We carefully remark that we already considered an additional scenario (i.e., the language modeling) rather than QA in Table 5, where we outperformed other online finetuning baselines. For your convenience, we have presented the table below. Specifically, we adapt the LLM on a stream of documents, then give the initial 10% of the document as input and measure the perplexity of the remaining documents (the initial document is equivalent to a question in the QA task). Here, we measure the perplexity of the predicted text on two document sets: i) the documents used for LLM adaptation to measure knowledge preservation and ii) unseen documents to measure the generalization, where MAC has outperformed the baselines in both cases.
\begin{array} {lcc}\newline \hline &\text{Adapted documents} &\text{Unseen documents} \newline \hline \text{Uniform} & 11.43 & 13.89 \newline \text{SSM} & 27.87 & 29.69 \newline \text{CaMeLS} & 11.31 & 14.77 \newline \text{MAC (Ours)} & 10.91 & 12.71 \newline \hline\newline \end{array}
Reference
[1] Meta-Learning Online Adaptation of Language Models, EMNLP 2023
[2] Towards Continual Knowledge Learning of Language Models, ICLR 2022
[3] TemporalWiki: A Lifelong Benchmark for Training and Evaluating Ever-Evolving Language Models, EMNLP 2022
[4] Meta-learning without memorization, ICLR 2020
[5] HyperTuning: Toward Adapting Large Language Models without Back-propagation, ICLR 2023
Thank you for your response. I keep my score unchanged.
Dear Reviewer kPwd
Thank you for letting us know! We are delighted to hear that our rebuttal addressed your questions well.
If you have any further questions or suggestions, please do not hesitate to let us know.
Thank you very much,
Authors
Dear reviewers and AC,
We sincerely appreciate your valuable time and effort spent reviewing our manuscript.
As reviewers highlighted, we believe our paper provides a novel (kPwd,j5pf), efficitent (all reviewers) yet effective (kPwd, pwuf) framework for online adaptation of LLMs followed by a clear presentation (all reviewers).

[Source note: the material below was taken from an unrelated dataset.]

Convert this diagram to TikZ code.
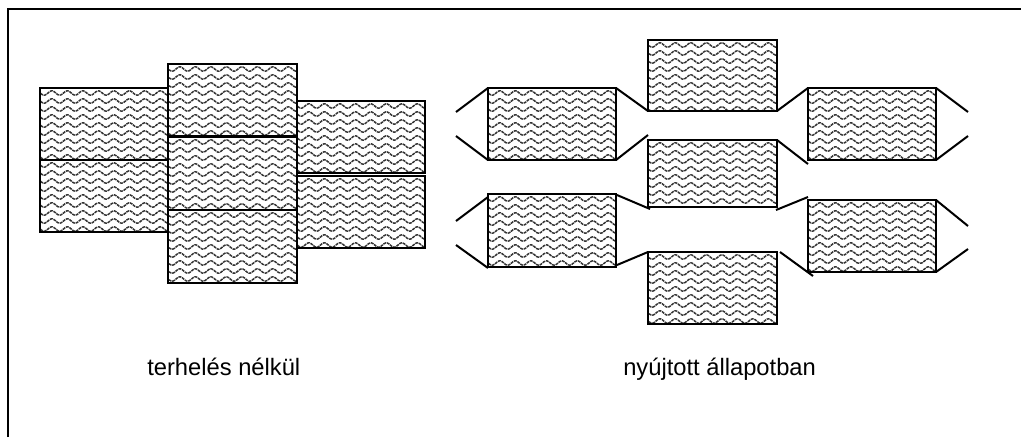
\documentclass[tikz,border=0pt]{standalone}
\usepackage{fontspec}
\setmainfont{Liberation Sans}
\tikzset{
  px/.style={x=0.75pt,y=-0.75pt},
  wavy/.style={draw=black!80,line width=1.1pt,dash pattern=on 2.2pt off 0.6pt},
  wavebox/.style={draw=black,line width=1.5pt,fill=white,inner sep=0pt,outer sep=0pt,
    path picture={
      \foreach \r in {0,...,9}{
        \draw[wavy] plot[domain=-70:70,samples=100] (\x,{\yorg+5+8*\r-2.2*sin(23.226*(\x-\xorg-8))});
      }
    }},
  link/.style={draw=black,line width=1.5pt},
  caption/.style={font=\fontsize{17.8pt}{21pt}\selectfont,inner sep=0pt,anchor=base west}
}
\newcommand{\wbox}[5]{%
  \pgfmathsetmacro{\cxx}{(#2+#4)/2}\pgfmathsetmacro{\cyy}{(#3+#5)/2}%
  \pgfmathsetmacro{\ww}{(#4-#2)*0.75}\pgfmathsetmacro{\hh}{(#5-#3)*0.75}%
  \pgfmathsetmacro{\xorg}{(#2-#4)/2}\pgfmathsetmacro{\yorg}{(#3-#5)/2}%
  \node[wavebox,minimum width=\ww pt,minimum height=\hh pt] (#1) at (\cxx,\cyy) {};}
\begin{document}
\begin{tikzpicture}[px]
\useasboundingbox (0,0) rectangle (1021,437);
\coordinate (fa) at (8,437);
\coordinate (fb) at (8,9);
\coordinate (fc) at (1021,9);
\draw[line width=1.5pt] (fa) -- (fb) -- (fc);
% left group
\wbox{a}{40}{88}{168}{160}
\wbox{b}{40}{160}{168}{232}
\wbox{c}{168}{64}{297}{136}
\wbox{d}{168}{137}{297}{210}
\wbox{e}{168}{210}{297}{283}
\wbox{f}{297}{101}{425}{173}
\wbox{g}{297}{176}{425}{248}
% right group
\wbox{r1}{488}{88}{616}{160}
\wbox{r2}{648}{40}{777}{111}
\wbox{r3}{648}{140}{777}{207}
\wbox{r4}{488}{194}{616}{267}
\wbox{r5}{648}{252}{777}{324}
\wbox{r6}{808}{88}{936}{160}
\wbox{r7}{808}{200}{936}{272}
% free ends and offset ends
\coordinate (l1) at (456,112);
\coordinate (l2) at (456,136);
\coordinate (m1) at (648,135);
\coordinate (l3) at (456,221);
\coordinate (l4) at (456,245);
\coordinate (s1) at (488,197);
\coordinate (s2) at (488,268);
\coordinate (n1) at (617,195);
\coordinate (n2) at (650,209);
\coordinate (n3) at (617,265);
\coordinate (o1) at (777,140);
\coordinate (o2) at (808,164);
\coordinate (o3) at (776,210);
\coordinate (o4) at (808,197);
\coordinate (o5) at (780,252);
\coordinate (o6) at (813,276);
\coordinate (q1) at (968,112);
\coordinate (q2) at (968,136);
\coordinate (q3) at (968,226);
\coordinate (q4) at (968,249);
\draw[link] (r1.north west) -- (l1);
\draw[link] (r1.south west) -- (l2);
\draw[link] (r1.north east) -- (r2.south west);
\draw[link] (r1.south east) -- (m1);
\draw[link] (r2.south east) -- (r6.north west);
\draw[link] (o1) -- (o2);
\draw[link] (s1) -- (l3);
\draw[link] (s2) -- (l4);
\draw[link] (n1) -- (n2);
\draw[link] (n3) -- (r5.north west);
\draw[link] (o3) -- (o4);
\draw[link] (o5) -- (o6);
\draw[link] (r6.north east) -- (q1);
\draw[link] (r6.south east) -- (q2);
\draw[link] (r7.north east) -- (q3);
\draw[link] (r7.south east) -- (q4);
\node[caption] (t1) at (147,375) {terhelés nélkül};
\node[caption] (t2) at (623,375) {nyújtott állapotban};
\end{tikzpicture}
\end{document}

We appreciate your constructive comments on our manuscript. In the attached pdf, we have run the following additional experiment to clarify the reviewer's comment:
- Memory efficiency and performance curve of RAG and MAC (combined with RAG), in Figure 1
- Comparison between RAG and MAC (combined with RAG), in Table 1
We strongly believe that MAC can be a useful addition to the NeurIPS community, in particular, due to the enhanced manuscript by reviewers’ comments helping us better deliver the effectiveness of our method.
Thank you very much!
Authors
This paper introduces a novel framework for efficient online adaptation of LLMs. The method uses feature extraction and memory augmentation to compress and store information from new documents in a memory bank, which can be retrieved when answering questions. The method employs amortization-based meta-learning, allowing for efficient modulation learning through a single forward pass without requiring gradient updates during testing.
The reviewers generally agree that the proposed method presents a novel and efficient approach to online adaptation of LLMs. The method's ability to outperform baselines while maintaining memory efficiency is particularly noteworthy. The authors have addressed many of the reviewers' concerns in their rebuttal, such as clarifying the fairness of comparisons, providing additional experimental results, and explaining the impact of quantization on larger models.